En parlant du cas Ras Bath, de quoi l’accuse-t-on ? On l’accuse d’ « outrage à l’endroit des cadres de l’Etat ; de heurter la conscience nationale, de démoraliser les troupes, d’atteinte à la morale ». Laissons la justice faire son travail pour le déculpabiliser ou le condamner. Mais nous nous contenterons de réfléchir sur la manière dont les forces de l’ordre gèrent les différentes marches dans ce pays. L’utilisation de la force est disproportionnée face à des civils désarmés. Hier, c’était à Gao où des jeunes sont morts sous les balles de la police. Aujourd’hui, c’est à Bamako qu’elle tire sur des jeunes qui manifestent contre l’arrestation de Ras Bath. Il y a eu un mort et des blessés. Dans un Etat de droit véritable, qu’est-ce qu’on aurait fait ? Il reste à situer la responsabilité de tout un chacun. Qu’est-ce qui s’est réellement passé pendant les manifestations ? Si on cherche à arrêter ceux des manifestants qui sont responsables des troubles, est-ce qu’il n’y a pas en plus à savoir, au sein de la police, qui a tiré sur des jeunes avec des balles réelles. Peut-on accepter, dans un Etat de droit, que des forces de l’ordre décident de l’exécution des Maliens dans une manifestation, qu’elle soit autorisée ou non, car ils savent mieux que quiconque que leurs actes vont entraîner inévitablement des morts.
Ces pratiques montrent à suffisance que nos forces de l’ordre sont en panne de formation professionnelle en technique de maintien de l’ordre et en connaissance des droits fondamentaux des citoyens. Pour cela, il est urgent que l’Etat corrige ce mal avant de connaître encore des situations plus catastrophiques, surtout que nous sommes en crise.
Les comportements des forces de l’ordre et des autorités nous donnent l’impression que nous ne sommes pas dans une société égalitaire. On se souvient, dans ce pays, qu’il y a eu des gens qui se sont mis à insulter les autorités, parfois même des présidents, mais rien ne s’est passé. Certains ont organisé des grandes manifestations en plein état d’urgence. Des ministres ont qualifié certains opposants de fils indignes du pays sur l’O.R.T.M. Rien ne s’est passé. Sont-ils au dessus du commun des mortels ? Ou bien, au Mali, il faut attendre d’être une autorité pour pouvoir s’exprimer sur les questions nationales ? Que fait-on de l’égalité entre les citoyens ?

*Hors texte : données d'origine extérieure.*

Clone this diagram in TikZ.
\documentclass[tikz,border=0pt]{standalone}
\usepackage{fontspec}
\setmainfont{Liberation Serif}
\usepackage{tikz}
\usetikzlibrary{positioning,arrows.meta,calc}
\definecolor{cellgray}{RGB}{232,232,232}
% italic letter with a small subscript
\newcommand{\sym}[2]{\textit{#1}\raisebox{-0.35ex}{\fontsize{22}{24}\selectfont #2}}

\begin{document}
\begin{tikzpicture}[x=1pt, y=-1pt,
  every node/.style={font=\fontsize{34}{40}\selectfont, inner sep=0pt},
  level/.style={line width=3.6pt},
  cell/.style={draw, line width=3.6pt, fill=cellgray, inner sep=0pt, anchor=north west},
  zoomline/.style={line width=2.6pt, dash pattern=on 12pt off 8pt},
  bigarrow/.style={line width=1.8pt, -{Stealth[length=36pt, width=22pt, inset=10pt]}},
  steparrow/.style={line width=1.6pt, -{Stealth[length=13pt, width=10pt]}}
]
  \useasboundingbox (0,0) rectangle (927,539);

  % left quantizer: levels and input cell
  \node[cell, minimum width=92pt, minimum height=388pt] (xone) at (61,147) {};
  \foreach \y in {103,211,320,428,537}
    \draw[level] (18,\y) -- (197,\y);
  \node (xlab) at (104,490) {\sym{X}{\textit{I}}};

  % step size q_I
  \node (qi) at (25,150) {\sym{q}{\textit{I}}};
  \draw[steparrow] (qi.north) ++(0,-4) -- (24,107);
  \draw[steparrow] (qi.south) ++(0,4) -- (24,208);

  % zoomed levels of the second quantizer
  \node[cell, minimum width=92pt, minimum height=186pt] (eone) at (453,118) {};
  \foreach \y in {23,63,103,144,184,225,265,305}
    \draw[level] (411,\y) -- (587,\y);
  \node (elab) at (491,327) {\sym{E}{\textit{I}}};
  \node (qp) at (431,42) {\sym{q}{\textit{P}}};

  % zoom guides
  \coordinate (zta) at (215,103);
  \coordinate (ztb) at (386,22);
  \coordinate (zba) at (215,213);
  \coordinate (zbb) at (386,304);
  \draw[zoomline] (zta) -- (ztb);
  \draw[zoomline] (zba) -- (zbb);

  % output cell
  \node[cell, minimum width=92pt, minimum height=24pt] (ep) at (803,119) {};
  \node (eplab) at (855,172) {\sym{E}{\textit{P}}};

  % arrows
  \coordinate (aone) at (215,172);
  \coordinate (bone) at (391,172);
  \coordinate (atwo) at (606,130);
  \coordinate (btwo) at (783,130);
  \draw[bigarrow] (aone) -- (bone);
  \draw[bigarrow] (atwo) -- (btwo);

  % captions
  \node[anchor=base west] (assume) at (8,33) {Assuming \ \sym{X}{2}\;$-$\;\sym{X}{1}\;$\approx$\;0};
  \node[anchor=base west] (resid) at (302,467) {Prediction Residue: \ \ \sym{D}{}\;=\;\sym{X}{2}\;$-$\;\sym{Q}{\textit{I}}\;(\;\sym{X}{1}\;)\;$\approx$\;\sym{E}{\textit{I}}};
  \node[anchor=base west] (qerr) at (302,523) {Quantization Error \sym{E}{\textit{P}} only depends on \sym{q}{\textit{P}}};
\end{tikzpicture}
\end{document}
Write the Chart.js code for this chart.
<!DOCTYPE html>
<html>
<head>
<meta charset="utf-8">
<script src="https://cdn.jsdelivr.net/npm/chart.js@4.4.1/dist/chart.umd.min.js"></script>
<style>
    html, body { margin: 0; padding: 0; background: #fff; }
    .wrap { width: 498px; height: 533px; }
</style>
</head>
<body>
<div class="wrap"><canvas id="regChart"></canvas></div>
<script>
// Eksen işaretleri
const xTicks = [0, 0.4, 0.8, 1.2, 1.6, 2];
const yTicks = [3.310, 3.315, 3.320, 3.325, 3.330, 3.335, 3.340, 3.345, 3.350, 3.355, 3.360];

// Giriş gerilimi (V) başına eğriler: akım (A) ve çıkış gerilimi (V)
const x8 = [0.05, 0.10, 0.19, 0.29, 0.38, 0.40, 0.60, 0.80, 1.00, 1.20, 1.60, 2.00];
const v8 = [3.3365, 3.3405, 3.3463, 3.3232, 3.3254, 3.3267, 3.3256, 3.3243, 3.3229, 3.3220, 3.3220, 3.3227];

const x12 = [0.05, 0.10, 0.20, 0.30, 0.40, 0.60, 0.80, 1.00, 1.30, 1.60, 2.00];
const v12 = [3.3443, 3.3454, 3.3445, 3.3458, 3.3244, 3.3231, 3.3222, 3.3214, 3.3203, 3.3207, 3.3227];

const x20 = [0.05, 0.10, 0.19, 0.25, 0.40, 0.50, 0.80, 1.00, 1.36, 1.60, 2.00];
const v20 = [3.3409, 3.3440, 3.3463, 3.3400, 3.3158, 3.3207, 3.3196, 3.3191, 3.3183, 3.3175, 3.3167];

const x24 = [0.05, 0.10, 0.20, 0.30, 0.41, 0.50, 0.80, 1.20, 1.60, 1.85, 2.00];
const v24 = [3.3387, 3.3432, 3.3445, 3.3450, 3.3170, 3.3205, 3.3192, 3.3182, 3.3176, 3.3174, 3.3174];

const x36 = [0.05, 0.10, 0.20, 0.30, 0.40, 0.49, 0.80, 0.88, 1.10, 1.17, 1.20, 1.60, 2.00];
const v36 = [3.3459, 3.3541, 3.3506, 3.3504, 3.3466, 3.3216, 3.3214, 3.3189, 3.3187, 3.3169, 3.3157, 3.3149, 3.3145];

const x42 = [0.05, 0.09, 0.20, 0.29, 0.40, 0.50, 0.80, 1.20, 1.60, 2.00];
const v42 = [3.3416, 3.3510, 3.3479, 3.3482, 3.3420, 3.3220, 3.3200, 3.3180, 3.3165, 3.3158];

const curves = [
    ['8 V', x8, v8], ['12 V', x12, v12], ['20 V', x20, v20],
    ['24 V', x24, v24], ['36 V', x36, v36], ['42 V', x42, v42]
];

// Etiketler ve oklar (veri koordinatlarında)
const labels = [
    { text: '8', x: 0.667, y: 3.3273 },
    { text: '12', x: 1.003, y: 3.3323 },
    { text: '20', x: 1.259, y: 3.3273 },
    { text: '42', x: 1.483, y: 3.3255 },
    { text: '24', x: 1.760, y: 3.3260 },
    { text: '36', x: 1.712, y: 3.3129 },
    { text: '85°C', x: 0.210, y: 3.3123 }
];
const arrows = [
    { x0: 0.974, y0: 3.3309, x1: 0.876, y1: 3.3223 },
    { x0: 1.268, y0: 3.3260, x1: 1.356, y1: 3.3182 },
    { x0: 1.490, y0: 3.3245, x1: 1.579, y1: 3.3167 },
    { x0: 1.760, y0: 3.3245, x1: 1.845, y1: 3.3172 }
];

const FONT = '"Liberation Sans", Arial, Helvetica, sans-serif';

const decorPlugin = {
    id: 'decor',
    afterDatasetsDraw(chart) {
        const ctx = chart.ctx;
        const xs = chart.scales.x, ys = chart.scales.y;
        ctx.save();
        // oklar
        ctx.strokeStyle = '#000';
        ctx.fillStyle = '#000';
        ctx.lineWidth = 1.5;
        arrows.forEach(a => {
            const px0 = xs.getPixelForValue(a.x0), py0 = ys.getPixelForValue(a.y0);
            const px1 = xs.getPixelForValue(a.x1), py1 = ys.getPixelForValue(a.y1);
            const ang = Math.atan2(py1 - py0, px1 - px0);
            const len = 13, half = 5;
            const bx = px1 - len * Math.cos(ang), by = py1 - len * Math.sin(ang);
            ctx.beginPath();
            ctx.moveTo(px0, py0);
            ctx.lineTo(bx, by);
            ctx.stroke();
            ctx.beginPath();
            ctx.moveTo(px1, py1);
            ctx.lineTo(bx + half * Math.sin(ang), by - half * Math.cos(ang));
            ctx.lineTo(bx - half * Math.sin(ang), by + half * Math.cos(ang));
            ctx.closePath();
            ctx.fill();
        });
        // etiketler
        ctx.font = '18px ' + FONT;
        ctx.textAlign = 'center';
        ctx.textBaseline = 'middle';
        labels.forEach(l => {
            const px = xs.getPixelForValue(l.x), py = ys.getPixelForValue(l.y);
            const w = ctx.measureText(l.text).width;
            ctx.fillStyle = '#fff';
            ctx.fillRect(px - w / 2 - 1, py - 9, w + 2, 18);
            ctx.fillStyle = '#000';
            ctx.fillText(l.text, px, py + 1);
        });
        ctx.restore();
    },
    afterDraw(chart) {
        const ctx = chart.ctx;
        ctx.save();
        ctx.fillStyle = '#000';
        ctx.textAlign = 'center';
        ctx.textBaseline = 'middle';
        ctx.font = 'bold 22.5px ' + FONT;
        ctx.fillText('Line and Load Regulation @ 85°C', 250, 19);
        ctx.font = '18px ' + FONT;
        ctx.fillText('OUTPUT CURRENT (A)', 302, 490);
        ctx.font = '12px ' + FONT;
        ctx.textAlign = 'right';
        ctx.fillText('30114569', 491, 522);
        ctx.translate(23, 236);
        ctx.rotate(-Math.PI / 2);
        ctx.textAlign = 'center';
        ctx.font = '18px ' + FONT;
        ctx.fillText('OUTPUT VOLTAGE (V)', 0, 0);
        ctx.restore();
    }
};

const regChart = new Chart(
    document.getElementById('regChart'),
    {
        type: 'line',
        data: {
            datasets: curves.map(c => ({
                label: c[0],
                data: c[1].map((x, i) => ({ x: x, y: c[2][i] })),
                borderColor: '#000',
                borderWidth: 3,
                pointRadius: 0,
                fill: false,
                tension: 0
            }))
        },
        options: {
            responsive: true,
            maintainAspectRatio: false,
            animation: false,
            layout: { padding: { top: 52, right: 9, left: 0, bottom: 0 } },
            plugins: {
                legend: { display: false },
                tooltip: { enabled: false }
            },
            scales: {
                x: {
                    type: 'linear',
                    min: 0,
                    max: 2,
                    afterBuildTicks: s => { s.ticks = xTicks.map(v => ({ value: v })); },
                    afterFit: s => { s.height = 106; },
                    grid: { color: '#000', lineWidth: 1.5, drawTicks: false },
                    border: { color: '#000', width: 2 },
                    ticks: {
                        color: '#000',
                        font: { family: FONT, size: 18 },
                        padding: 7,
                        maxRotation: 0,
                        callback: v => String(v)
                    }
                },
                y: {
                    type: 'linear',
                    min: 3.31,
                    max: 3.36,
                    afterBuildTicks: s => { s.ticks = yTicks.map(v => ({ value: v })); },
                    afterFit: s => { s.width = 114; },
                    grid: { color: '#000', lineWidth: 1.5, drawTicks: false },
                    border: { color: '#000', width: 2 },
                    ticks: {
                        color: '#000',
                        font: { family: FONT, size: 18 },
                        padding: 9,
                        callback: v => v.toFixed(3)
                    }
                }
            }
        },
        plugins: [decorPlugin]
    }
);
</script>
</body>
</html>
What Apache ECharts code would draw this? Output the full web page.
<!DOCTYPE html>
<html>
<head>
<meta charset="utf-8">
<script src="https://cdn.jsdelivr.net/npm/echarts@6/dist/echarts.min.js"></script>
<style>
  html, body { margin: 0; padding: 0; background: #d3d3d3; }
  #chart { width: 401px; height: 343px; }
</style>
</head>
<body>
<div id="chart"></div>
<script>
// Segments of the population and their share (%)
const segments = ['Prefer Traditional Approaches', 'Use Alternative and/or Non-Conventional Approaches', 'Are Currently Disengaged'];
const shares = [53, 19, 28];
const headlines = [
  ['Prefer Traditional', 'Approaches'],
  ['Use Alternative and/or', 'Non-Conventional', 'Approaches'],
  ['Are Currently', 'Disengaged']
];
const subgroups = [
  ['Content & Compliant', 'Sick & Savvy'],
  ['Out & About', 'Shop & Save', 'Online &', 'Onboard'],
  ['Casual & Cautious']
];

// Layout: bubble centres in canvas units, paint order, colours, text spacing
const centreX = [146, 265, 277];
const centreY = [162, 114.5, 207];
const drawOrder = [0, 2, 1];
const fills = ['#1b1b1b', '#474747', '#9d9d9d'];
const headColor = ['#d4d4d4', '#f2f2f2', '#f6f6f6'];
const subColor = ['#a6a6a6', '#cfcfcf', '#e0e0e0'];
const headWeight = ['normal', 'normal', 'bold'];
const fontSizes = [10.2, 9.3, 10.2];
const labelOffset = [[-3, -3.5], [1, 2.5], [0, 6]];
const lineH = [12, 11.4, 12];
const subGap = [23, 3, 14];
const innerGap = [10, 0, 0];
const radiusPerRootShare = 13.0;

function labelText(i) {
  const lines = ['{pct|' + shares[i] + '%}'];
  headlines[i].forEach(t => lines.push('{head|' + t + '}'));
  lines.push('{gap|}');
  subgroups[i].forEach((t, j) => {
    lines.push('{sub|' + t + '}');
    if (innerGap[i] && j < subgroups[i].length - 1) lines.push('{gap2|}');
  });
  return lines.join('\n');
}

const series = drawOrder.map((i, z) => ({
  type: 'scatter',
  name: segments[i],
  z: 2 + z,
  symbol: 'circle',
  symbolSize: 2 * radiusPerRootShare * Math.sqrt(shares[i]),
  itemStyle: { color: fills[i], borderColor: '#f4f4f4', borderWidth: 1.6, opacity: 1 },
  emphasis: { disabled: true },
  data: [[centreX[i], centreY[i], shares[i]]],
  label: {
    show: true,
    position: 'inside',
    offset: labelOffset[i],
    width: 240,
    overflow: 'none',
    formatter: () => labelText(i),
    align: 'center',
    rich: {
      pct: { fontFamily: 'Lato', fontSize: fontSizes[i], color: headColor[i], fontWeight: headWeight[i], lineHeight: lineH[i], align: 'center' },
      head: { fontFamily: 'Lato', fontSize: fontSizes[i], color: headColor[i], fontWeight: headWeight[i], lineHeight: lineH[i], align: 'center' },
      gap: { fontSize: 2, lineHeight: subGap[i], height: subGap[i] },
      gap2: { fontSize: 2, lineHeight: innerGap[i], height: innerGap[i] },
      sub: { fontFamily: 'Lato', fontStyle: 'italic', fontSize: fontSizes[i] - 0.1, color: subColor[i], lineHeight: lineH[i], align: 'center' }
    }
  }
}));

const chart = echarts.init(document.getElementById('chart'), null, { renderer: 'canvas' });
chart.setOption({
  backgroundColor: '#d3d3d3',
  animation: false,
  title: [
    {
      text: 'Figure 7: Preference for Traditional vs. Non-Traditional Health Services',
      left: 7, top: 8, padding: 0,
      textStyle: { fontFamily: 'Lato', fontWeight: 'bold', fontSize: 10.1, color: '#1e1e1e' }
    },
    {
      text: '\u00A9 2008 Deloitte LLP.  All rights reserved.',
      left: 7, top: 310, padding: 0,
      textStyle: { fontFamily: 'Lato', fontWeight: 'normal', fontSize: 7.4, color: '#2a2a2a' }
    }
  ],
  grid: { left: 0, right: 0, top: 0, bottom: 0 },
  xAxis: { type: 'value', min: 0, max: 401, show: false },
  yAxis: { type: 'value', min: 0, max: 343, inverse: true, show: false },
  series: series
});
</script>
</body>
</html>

En réalité, tous ces faits sont la démonstration que la démocratie a reculé au Mali. Mais une chose est sûre, avec la manifestation pour soutenir Ras Bath, nous apprenons que la jeunesse malienne ne dort pas, elle a surtout besoin de leaders pour se mobiliser à tout moment afin de défendre la justice sociale, la liberté d’expression et l’égalité. Ce qui nous amène à poser des questions sur le sens de l’existence de la société civile au Mali. Elle est totalement absente sur les questions de lutte pour les droits des citoyens. Que font réellement les associations de défense des droits de l’homme quand on voit tout ce qui se passe ? Elles accusent les citoyens d’inertie mais la manifestation de soutien à Ras Bath démontre à suffisance que le peuple ne leur fait pas confiance, sinon, il est prêt à se mobiliser avec des leaders sérieux.
Enfin, on peut dire que pour que la démocratie survive au Mali et pour que l’égalité entre citoyens soit une réalité, il faut que le peuple reste en veille et soit prêt à défendre sa liberté, sans exclure la désobéissance civile. Car, Rousseau nous apprend que quand on laisse les affaires de la république entre les mains de nos représentants, on se réveillera un jour avec des maîtres et nous en tant qu’esclaves.